- **Given instruction**
Give the data below again exactly as written, without its pictures.

»»

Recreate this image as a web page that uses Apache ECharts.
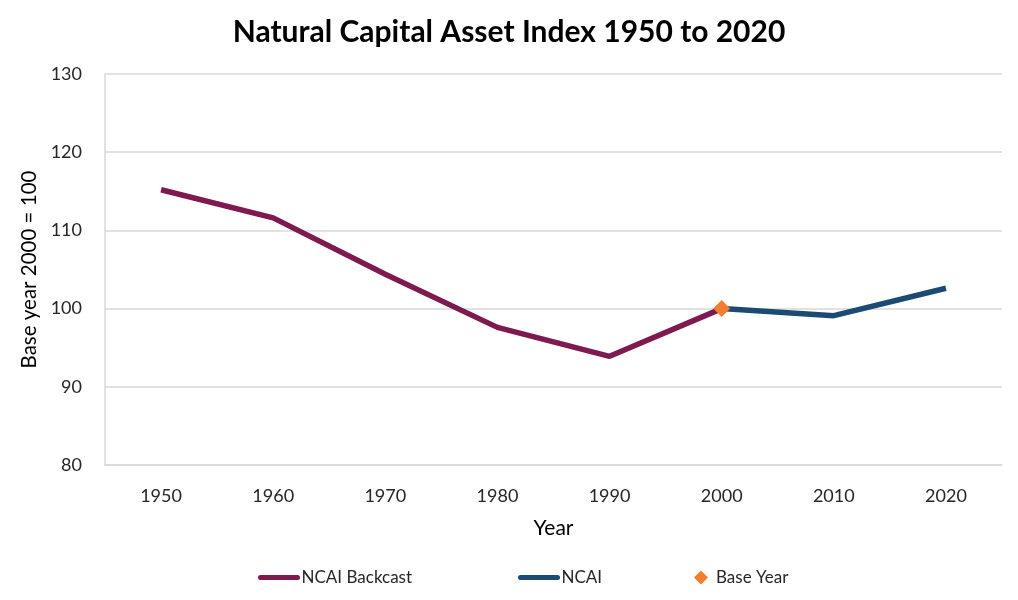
<!DOCTYPE html>
<html>
<head>
<meta charset="utf-8">
<script src="https://cdn.jsdelivr.net/npm/echarts@6/dist/echarts.min.js"></script>
<style>html,body{margin:0;padding:0;background:#fff}#c{width:1018px;height:600px}</style>
</head>
<body>
<div id="c"></div>
<script>
var years = ['1950','1960','1970','1980','1990','2000','2010','2020'];
var backcast = [115.2, 111.6, 104.4, 97.6, 93.9, 100.0, null, null];
var ncai = [null, null, null, null, null, 100.0, 99.1, 102.6];
var baseYear = [null, null, null, null, null, 100.0, null, null];
var yTicks = [80, 90, 100, 110, 120, 130];

var FONT = 'Lato, "Open Sans", sans-serif';
var PILL = 'path://M2.5,0 H39.5 A2.5,2.5 0 0 1 39.5,5 H2.5 A2.5,2.5 0 0 1 2.5,0 Z';
var chart = echarts.init(document.getElementById('c'));
chart.setOption({
  animation: false,
  backgroundColor: '#fff',
  textStyle: {fontFamily: FONT},
  title: {
    text: 'Natural Capital Asset Index 1950 to 2020',
    left: 'center', top: 12,
    textStyle: {fontFamily: FONT, fontSize: 30, fontWeight: 'bold', color: '#000'}
  },
  legend: [
    {data: [{name: 'NCAI Backcast', icon: PILL}], left: 253, top: 564, itemWidth: 43, itemHeight: 5,
     textStyle: {fontSize: 17, color: '#262626', fontFamily: FONT, padding: [0,0,0,-4]}},
    {data: [{name: 'NCAI', icon: PILL}], left: 513, top: 564, itemWidth: 43, itemHeight: 5,
     textStyle: {fontSize: 17, color: '#262626', fontFamily: FONT, padding: [0,0,0,-4]}},
    {data: [{name: 'Base Year', icon: 'diamond'}], left: 689, top: 564, itemWidth: 14, itemHeight: 14,
     textStyle: {fontSize: 17, color: '#262626', fontFamily: FONT, padding: [0,0,0,3]}}
  ],
  grid: {left: 105, right: 16, top: 74, bottom: 135},
  xAxis: {
    type: 'category', data: years, boundaryGap: true,
    name: 'Year', nameLocation: 'middle', nameGap: 53,
    nameTextStyle: {fontSize: 21, color: '#000', fontFamily: FONT},
    axisLine: {lineStyle: {color: '#d9d9d9', width: 1.5}},
    axisTick: {alignWithLabel: true, length: 5, lineStyle: {color: '#d9d9d9'}},
    axisLabel: {fontSize: 18, color: '#262626', margin: 22, fontFamily: FONT}
  },
  yAxis: {
    type: 'value', min: yTicks[0], max: yTicks[yTicks.length-1], interval: 10,
    name: 'Base year 2000 = 100', nameLocation: 'middle', nameGap: 63,
    nameTextStyle: {fontSize: 20.5, color: '#000', fontFamily: FONT},
    axisLine: {show: true, lineStyle: {color: '#d9d9d9', width: 1.5}},
    axisTick: {show: false},
    axisLabel: {fontSize: 18, color: '#262626', margin: 23, fontFamily: FONT},
    splitLine: {lineStyle: {color: '#d9d9d9', width: 1.5}}
  },
  series: [
    {name: 'NCAI Backcast', type: 'line', data: backcast, symbol: 'none',
     lineStyle: {color: '#7E1A4F', width: 5.5}, itemStyle: {color: '#7E1A4F'}, z: 2},
    {name: 'NCAI', type: 'line', data: ncai, symbol: 'none',
     lineStyle: {color: '#1B4A72', width: 5.5}, itemStyle: {color: '#1B4A72'}, z: 3},
    {name: 'Base Year', type: 'line', data: baseYear, symbol: 'diamond', symbolSize: 17,
     showAllSymbol: true, lineStyle: {width: 0, opacity: 0},
     itemStyle: {color: '#F47C30'}, z: 4}
  ]
});
</script>
</body>
</html>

««

- **Solution to the exercise**
Recreate this image as a web page that uses Apache ECharts.
<!DOCTYPE html>
<html>
<head>
<meta charset="utf-8">
<script src="https://cdn.jsdelivr.net/npm/echarts@6/dist/echarts.min.js"></script>
<style>html,body{margin:0;padding:0;background:#fff}#c{width:1018px;height:600px}</style>
</head>
<body>
<div id="c"></div>
<script>
var years = ['1950','1960','1970','1980','1990','2000','2010','2020'];
var backcast = [115.2, 111.6, 104.4, 97.6, 93.9, 100.0, null, null];
var ncai = [null, null, null, null, null, 100.0, 99.1, 102.6];
var baseYear = [null, null, null, null, null, 100.0, null, null];
var yTicks = [80, 90, 100, 110, 120, 130];

var FONT = 'Lato, "Open Sans", sans-serif';
var PILL = 'path://M2.5,0 H39.5 A2.5,2.5 0 0 1 39.5,5 H2.5 A2.5,2.5 0 0 1 2.5,0 Z';
var chart = echarts.init(document.getElementById('c'));
chart.setOption({
  animation: false,
  backgroundColor: '#fff',
  textStyle: {fontFamily: FONT},
  title: {
    text: 'Natural Capital Asset Index 1950 to 2020',
    left: 'center', top: 12,
    textStyle: {fontFamily: FONT, fontSize: 30, fontWeight: 'bold', color: '#000'}
  },
  legend: [
    {data: [{name: 'NCAI Backcast', icon: PILL}], left: 253, top: 564, itemWidth: 43, itemHeight: 5,
     textStyle: {fontSize: 17, color: '#262626', fontFamily: FONT, padding: [0,0,0,-4]}},
    {data: [{name: 'NCAI', icon: PILL}], left: 513, top: 564, itemWidth: 43, itemHeight: 5,
     textStyle: {fontSize: 17, color: '#262626', fontFamily: FONT, padding: [0,0,0,-4]}},
    {data: [{name: 'Base Year', icon: 'diamond'}], left: 689, top: 564, itemWidth: 14, itemHeight: 14,
     textStyle: {fontSize: 17, color: '#262626', fontFamily: FONT, padding: [0,0,0,3]}}
  ],
  grid: {left: 105, right: 16, top: 74, bottom: 135},
  xAxis: {
    type: 'category', data: years, boundaryGap: true,
    name: 'Year', nameLocation: 'middle', nameGap: 53,
    nameTextStyle: {fontSize: 21, color: '#000', fontFamily: FONT},
    axisLine: {lineStyle: {color: '#d9d9d9', width: 1.5}},
    axisTick: {alignWithLabel: true, length: 5, lineStyle: {color: '#d9d9d9'}},
    axisLabel: {fontSize: 18, color: '#262626', margin: 22, fontFamily: FONT}
  },
  yAxis: {
    type: 'value', min: yTicks[0], max: yTicks[yTicks.length-1], interval: 10,
    name: 'Base year 2000 = 100', nameLocation: 'middle', nameGap: 63,
    nameTextStyle: {fontSize: 20.5, color: '#000', fontFamily: FONT},
    axisLine: {show: true, lineStyle: {color: '#d9d9d9', width: 1.5}},
    axisTick: {show: false},
    axisLabel: {fontSize: 18, color: '#262626', margin: 23, fontFamily: FONT},
    splitLine: {lineStyle: {color: '#d9d9d9', width: 1.5}}
  },
  series: [
    {name: 'NCAI Backcast', type: 'line', data: backcast, symbol: 'none',
     lineStyle: {color: '#7E1A4F', width: 5.5}, itemStyle: {color: '#7E1A4F'}, z: 2},
    {name: 'NCAI', type: 'line', data: ncai, symbol: 'none',
     lineStyle: {color: '#1B4A72', width: 5.5}, itemStyle: {color: '#1B4A72'}, z: 3},
    {name: 'Base Year', type: 'line', data: baseYear, symbol: 'diamond', symbolSize: 17,
     showAllSymbol: true, lineStyle: {width: 0, opacity: 0},
     itemStyle: {color: '#F47C30'}, z: 4}
  ]
});
</script>
</body>
</html>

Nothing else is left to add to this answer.